Suzanne Valadon observe les personnes qu’elle côtoie au
quotidien, et brosse ainsi les portraits de son fils et de sa mère, de sa nièce
Marie Coca et sa petite nièce Gilberte.
Portrait de famille, huile sur toile, 1912.
Valadon est elle-même au centre de la composition entourée de sa mère, de son
amant André Utter et de son fils Maurice Utrillo.
Grand-mère et petits fils, huile sur carton, 1910
La poupée délaissée, 1921 et Marie Coca et sa fille Gilberte, 1913
Adam et Eve, huile sur toile, 1909. Ce
tableau représente l’artiste et André Utter. La ceinture de feuilles de vigne
fut rajoutée plus tard à la demande des organisateurs du Salon des Indépendants
en 1920.
La Venus noire, huile sur toile, 1909 .
Sans trace d’exotisme ni de condescendance, le corps athlétique de la femme est
représenté dans la posture fière d’une déesse romaine.
Le Lancement du filet, 1914, toile
monumentale rappelant dans sa composition La
Danse de Matisse, et étude préalable au fusain sur papier calque.

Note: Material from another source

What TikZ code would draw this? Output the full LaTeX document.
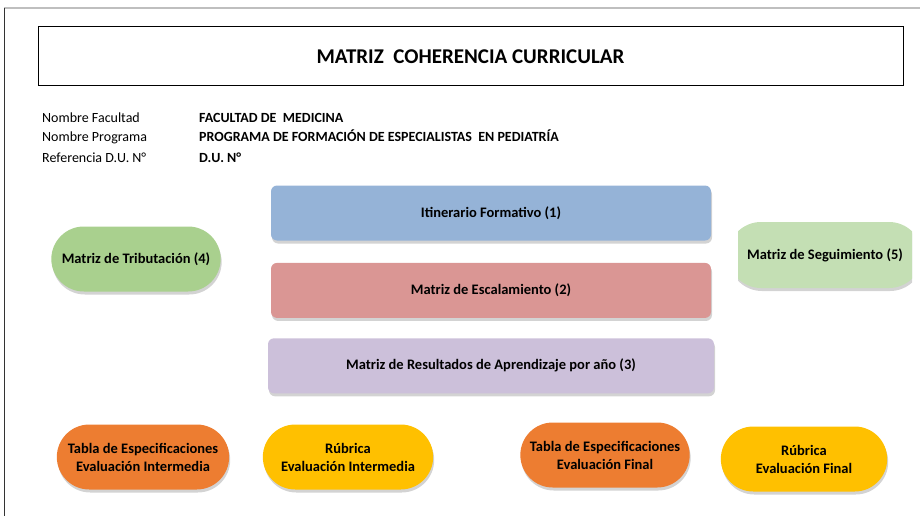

Suzanne Valadon peint des nus en sortant des carcans
sociaux et artistiques, artiste masculin/ modèle féminin nu. Elle peint des
corps féminins et masculins pour eux-mêmes et non pour le désir d’un spectateur
voyeur.
En parallèle quelques toiles d’autres artistes, suggèrent
les influences artistiques de Valadon
La composition de Valadon : La Joie de vivre, 2011, au titre inspiré de la toile de Matisse
réalisée en 1905
La Petite Fille au miroir, huile sur toile,
1909
Autoportrait aux seins nus, huile sur toile, 1931
La notoriété, reconnue par les marchands et la critique,
se précisant à partir de 1920, Suzanne Valadon entame une série de portraits de
personnes de son entourage.
Portrait de Nora Kars, une amie ;
Portrait de Germaine Eisemann, 1924, son élève ;
Portrait de Miss Lily Walton, huile sur toile, 1922,
Femme à la contrebasse, huile sur toile,
1915
Plus rarement, quelques hommes qui ont compté dans sa vie
comme le Dr Robert Le Masle, Louis Moyses, Paul Petrides et un voisin
montmartrois, ami d’Utrillo, le chimiste Richmond Chaudois.
Portrait de Richmond Chaudois, huile sur
toile, 1931
Portrait de Maurice Utrillo, 1921, son fils, tenant fermement une palette et un
piceau sous le regard d’une mère.
Elle a peint aussi des natures mortes, des bouquets et
des paysages aux couleurs vibrantes.
La Boite à violon, 1923. On reconnait à
l’arrière plan une partie de son grand tableau Le Lancement du filet qui permet d’identifier le lieu comme
l’atelier de Valadon.
Vase de fleurs, huile sur toile, 1934
Le Jardin de la rue Cortot, 1928
Valadon se décrivit ainsi à l’historien de l’art Germain
Bazin : "Formation : Libre -
Talent inné, exceptionnellement douée. Principales étapes de la vie artistique
: Dessina dès 1883, ses débuts, comme une enragée, non pour faire de beaux
dessins pour être encadrés, mais de bons dessins pour surprendre un instant de
vie, en mouvement, tout en intensité."
Sans doute l’une des dernières occasions de voir une
exposition à Beaubourg avant longtemps, puisque la fermeture du Centre Pompidou
pour cinq années de rénovation/restauration est programmée en septembre 2025.
Pas sûr que la place Igor Stravinsky toute proche soit
encore accessible dans ce contexte. Autant ne pas attendre pour y admirer la
fontaine et ses sculptures métalliques colorées et animées, créations en 1983 de
Jean Tinguely et Niki de Saint Phalle évoquant les compositions du musicien, ainsi
que plusieurs œuvres d'art urbain ultérieures, Chuuuttt !!! Pochoir de Jef Aérosol ; Knowledge + Action = Power de Shepard Fairey alias OBEY; et la plus
grande mosaïque d’Invader réalisée à Paris.